| SOURCE MATERIAL |
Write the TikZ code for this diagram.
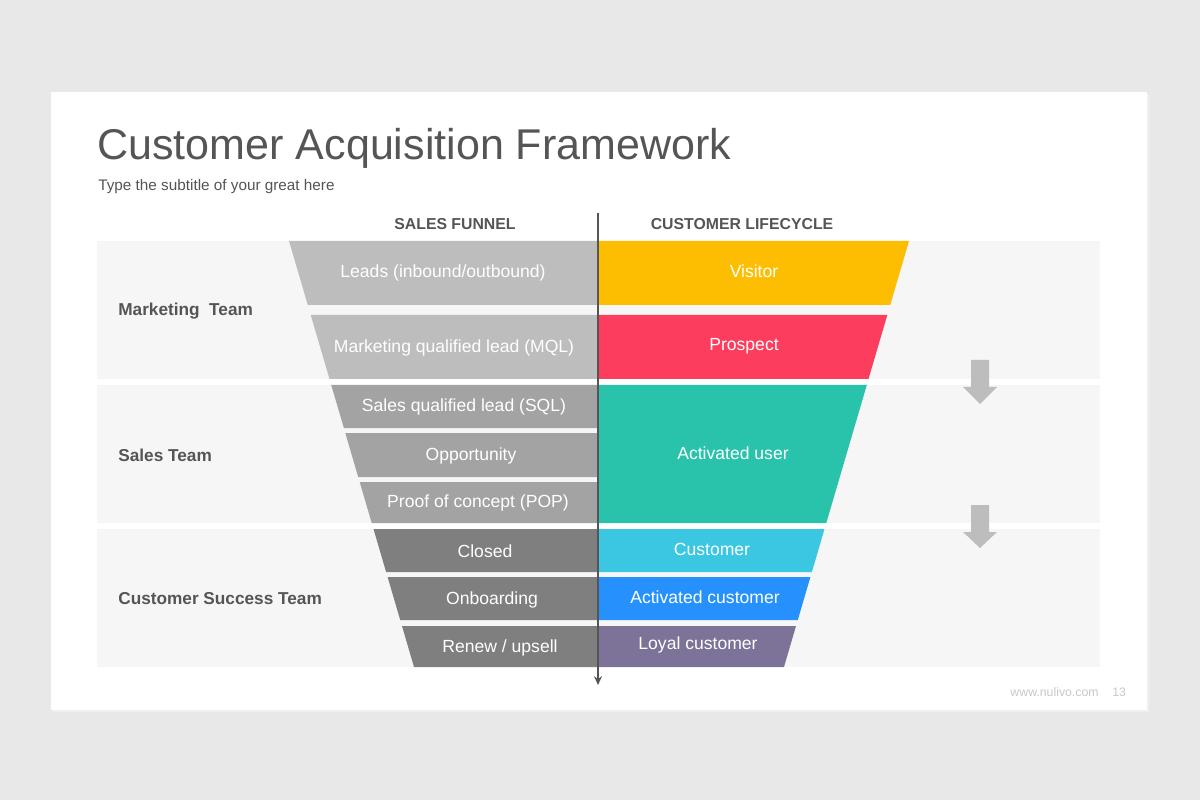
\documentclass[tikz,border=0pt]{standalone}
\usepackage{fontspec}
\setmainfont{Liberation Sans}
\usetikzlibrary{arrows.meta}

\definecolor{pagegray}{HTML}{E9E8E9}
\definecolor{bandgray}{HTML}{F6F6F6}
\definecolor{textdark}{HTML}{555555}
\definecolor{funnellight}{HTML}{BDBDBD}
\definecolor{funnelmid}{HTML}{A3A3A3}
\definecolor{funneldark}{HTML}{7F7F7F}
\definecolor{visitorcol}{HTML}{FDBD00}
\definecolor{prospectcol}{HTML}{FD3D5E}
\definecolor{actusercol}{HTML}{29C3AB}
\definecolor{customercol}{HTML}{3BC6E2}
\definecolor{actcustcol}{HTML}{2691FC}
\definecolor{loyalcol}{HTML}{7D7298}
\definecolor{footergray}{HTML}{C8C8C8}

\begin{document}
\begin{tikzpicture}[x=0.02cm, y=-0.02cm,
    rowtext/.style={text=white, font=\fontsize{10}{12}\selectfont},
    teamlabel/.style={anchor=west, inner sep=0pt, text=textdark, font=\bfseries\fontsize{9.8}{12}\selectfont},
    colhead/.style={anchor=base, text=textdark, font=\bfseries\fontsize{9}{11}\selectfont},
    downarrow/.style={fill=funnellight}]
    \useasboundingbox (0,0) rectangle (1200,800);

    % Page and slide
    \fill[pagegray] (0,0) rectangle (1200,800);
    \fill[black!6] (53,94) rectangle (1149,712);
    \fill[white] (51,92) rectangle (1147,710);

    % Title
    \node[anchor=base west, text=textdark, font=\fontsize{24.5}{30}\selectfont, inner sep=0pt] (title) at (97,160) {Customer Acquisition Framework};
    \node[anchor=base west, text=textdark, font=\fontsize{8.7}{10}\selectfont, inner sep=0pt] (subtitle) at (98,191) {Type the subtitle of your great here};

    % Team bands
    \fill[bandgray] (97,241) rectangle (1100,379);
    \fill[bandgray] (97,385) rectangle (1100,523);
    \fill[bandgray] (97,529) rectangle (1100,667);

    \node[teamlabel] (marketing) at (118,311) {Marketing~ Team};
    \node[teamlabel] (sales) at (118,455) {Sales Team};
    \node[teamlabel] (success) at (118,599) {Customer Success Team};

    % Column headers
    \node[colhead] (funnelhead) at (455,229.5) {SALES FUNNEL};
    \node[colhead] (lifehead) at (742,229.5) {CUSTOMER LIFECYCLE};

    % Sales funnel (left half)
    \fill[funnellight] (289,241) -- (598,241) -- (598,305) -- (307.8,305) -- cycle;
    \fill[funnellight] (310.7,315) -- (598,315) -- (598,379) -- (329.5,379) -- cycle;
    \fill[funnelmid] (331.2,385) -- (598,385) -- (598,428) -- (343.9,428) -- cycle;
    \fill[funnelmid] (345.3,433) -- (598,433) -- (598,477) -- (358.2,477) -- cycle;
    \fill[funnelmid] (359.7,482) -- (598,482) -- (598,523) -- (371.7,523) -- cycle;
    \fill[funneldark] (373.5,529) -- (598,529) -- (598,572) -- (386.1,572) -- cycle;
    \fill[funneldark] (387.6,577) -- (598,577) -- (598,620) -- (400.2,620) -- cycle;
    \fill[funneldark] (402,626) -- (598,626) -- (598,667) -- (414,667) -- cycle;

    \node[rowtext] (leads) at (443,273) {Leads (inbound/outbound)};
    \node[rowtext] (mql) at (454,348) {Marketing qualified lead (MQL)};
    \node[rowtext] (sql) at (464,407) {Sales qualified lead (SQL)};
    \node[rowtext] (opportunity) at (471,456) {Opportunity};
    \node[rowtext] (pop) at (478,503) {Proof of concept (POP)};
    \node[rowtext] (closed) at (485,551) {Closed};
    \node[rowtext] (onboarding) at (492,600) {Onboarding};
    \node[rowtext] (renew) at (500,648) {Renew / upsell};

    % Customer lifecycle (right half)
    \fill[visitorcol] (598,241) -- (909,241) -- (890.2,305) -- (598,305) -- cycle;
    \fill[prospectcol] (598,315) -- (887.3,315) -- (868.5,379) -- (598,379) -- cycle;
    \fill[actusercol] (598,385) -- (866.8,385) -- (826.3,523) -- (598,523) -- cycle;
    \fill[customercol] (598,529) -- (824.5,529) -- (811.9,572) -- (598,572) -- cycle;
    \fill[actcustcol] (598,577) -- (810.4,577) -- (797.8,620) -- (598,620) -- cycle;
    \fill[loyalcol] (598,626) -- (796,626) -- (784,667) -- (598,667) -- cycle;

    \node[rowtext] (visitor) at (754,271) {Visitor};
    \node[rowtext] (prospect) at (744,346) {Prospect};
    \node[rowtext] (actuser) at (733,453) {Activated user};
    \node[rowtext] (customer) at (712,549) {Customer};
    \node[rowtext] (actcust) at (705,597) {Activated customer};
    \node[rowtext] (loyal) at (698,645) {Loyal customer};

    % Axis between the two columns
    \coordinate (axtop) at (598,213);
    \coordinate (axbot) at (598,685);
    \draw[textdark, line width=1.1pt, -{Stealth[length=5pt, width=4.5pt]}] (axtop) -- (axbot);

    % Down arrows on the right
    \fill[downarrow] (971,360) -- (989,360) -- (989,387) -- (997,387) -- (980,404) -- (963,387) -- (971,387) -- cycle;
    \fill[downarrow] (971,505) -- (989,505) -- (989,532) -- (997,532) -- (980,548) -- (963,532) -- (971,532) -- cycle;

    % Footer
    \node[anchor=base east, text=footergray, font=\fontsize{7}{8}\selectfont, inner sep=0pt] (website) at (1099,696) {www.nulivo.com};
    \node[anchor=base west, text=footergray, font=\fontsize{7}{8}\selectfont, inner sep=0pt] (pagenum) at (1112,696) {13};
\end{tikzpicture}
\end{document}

| WHAT THE TASK ASKS |
Reproduce all of the data exactly; the pictures do not belong in the copy.

| RESULT OF THE TASK |
Write the TikZ code for this diagram.
\documentclass[tikz,border=0pt]{standalone}
\usepackage{fontspec}
\setmainfont{Liberation Sans}
\usetikzlibrary{arrows.meta}

\definecolor{pagegray}{HTML}{E9E8E9}
\definecolor{bandgray}{HTML}{F6F6F6}
\definecolor{textdark}{HTML}{555555}
\definecolor{funnellight}{HTML}{BDBDBD}
\definecolor{funnelmid}{HTML}{A3A3A3}
\definecolor{funneldark}{HTML}{7F7F7F}
\definecolor{visitorcol}{HTML}{FDBD00}
\definecolor{prospectcol}{HTML}{FD3D5E}
\definecolor{actusercol}{HTML}{29C3AB}
\definecolor{customercol}{HTML}{3BC6E2}
\definecolor{actcustcol}{HTML}{2691FC}
\definecolor{loyalcol}{HTML}{7D7298}
\definecolor{footergray}{HTML}{C8C8C8}

\begin{document}
\begin{tikzpicture}[x=0.02cm, y=-0.02cm,
    rowtext/.style={text=white, font=\fontsize{10}{12}\selectfont},
    teamlabel/.style={anchor=west, inner sep=0pt, text=textdark, font=\bfseries\fontsize{9.8}{12}\selectfont},
    colhead/.style={anchor=base, text=textdark, font=\bfseries\fontsize{9}{11}\selectfont},
    downarrow/.style={fill=funnellight}]
    \useasboundingbox (0,0) rectangle (1200,800);

    % Page and slide
    \fill[pagegray] (0,0) rectangle (1200,800);
    \fill[black!6] (53,94) rectangle (1149,712);
    \fill[white] (51,92) rectangle (1147,710);

    % Title
    \node[anchor=base west, text=textdark, font=\fontsize{24.5}{30}\selectfont, inner sep=0pt] (title) at (97,160) {Customer Acquisition Framework};
    \node[anchor=base west, text=textdark, font=\fontsize{8.7}{10}\selectfont, inner sep=0pt] (subtitle) at (98,191) {Type the subtitle of your great here};

    % Team bands
    \fill[bandgray] (97,241) rectangle (1100,379);
    \fill[bandgray] (97,385) rectangle (1100,523);
    \fill[bandgray] (97,529) rectangle (1100,667);

    \node[teamlabel] (marketing) at (118,311) {Marketing~ Team};
    \node[teamlabel] (sales) at (118,455) {Sales Team};
    \node[teamlabel] (success) at (118,599) {Customer Success Team};

    % Column headers
    \node[colhead] (funnelhead) at (455,229.5) {SALES FUNNEL};
    \node[colhead] (lifehead) at (742,229.5) {CUSTOMER LIFECYCLE};

    % Sales funnel (left half)
    \fill[funnellight] (289,241) -- (598,241) -- (598,305) -- (307.8,305) -- cycle;
    \fill[funnellight] (310.7,315) -- (598,315) -- (598,379) -- (329.5,379) -- cycle;
    \fill[funnelmid] (331.2,385) -- (598,385) -- (598,428) -- (343.9,428) -- cycle;
    \fill[funnelmid] (345.3,433) -- (598,433) -- (598,477) -- (358.2,477) -- cycle;
    \fill[funnelmid] (359.7,482) -- (598,482) -- (598,523) -- (371.7,523) -- cycle;
    \fill[funneldark] (373.5,529) -- (598,529) -- (598,572) -- (386.1,572) -- cycle;
    \fill[funneldark] (387.6,577) -- (598,577) -- (598,620) -- (400.2,620) -- cycle;
    \fill[funneldark] (402,626) -- (598,626) -- (598,667) -- (414,667) -- cycle;

    \node[rowtext] (leads) at (443,273) {Leads (inbound/outbound)};
    \node[rowtext] (mql) at (454,348) {Marketing qualified lead (MQL)};
    \node[rowtext] (sql) at (464,407) {Sales qualified lead (SQL)};
    \node[rowtext] (opportunity) at (471,456) {Opportunity};
    \node[rowtext] (pop) at (478,503) {Proof of concept (POP)};
    \node[rowtext] (closed) at (485,551) {Closed};
    \node[rowtext] (onboarding) at (492,600) {Onboarding};
    \node[rowtext] (renew) at (500,648) {Renew / upsell};

    % Customer lifecycle (right half)
    \fill[visitorcol] (598,241) -- (909,241) -- (890.2,305) -- (598,305) -- cycle;
    \fill[prospectcol] (598,315) -- (887.3,315) -- (868.5,379) -- (598,379) -- cycle;
    \fill[actusercol] (598,385) -- (866.8,385) -- (826.3,523) -- (598,523) -- cycle;
    \fill[customercol] (598,529) -- (824.5,529) -- (811.9,572) -- (598,572) -- cycle;
    \fill[actcustcol] (598,577) -- (810.4,577) -- (797.8,620) -- (598,620) -- cycle;
    \fill[loyalcol] (598,626) -- (796,626) -- (784,667) -- (598,667) -- cycle;

    \node[rowtext] (visitor) at (754,271) {Visitor};
    \node[rowtext] (prospect) at (744,346) {Prospect};
    \node[rowtext] (actuser) at (733,453) {Activated user};
    \node[rowtext] (customer) at (712,549) {Customer};
    \node[rowtext] (actcust) at (705,597) {Activated customer};
    \node[rowtext] (loyal) at (698,645) {Loyal customer};

    % Axis between the two columns
    \coordinate (axtop) at (598,213);
    \coordinate (axbot) at (598,685);
    \draw[textdark, line width=1.1pt, -{Stealth[length=5pt, width=4.5pt]}] (axtop) -- (axbot);

    % Down arrows on the right
    \fill[downarrow] (971,360) -- (989,360) -- (989,387) -- (997,387) -- (980,404) -- (963,387) -- (971,387) -- cycle;
    \fill[downarrow] (971,505) -- (989,505) -- (989,532) -- (997,532) -- (980,548) -- (963,532) -- (971,532) -- cycle;

    % Footer
    \node[anchor=base east, text=footergray, font=\fontsize{7}{8}\selectfont, inner sep=0pt] (website) at (1099,696) {www.nulivo.com};
    \node[anchor=base west, text=footergray, font=\fontsize{7}{8}\selectfont, inner sep=0pt] (pagenum) at (1112,696) {13};
\end{tikzpicture}
\end{document}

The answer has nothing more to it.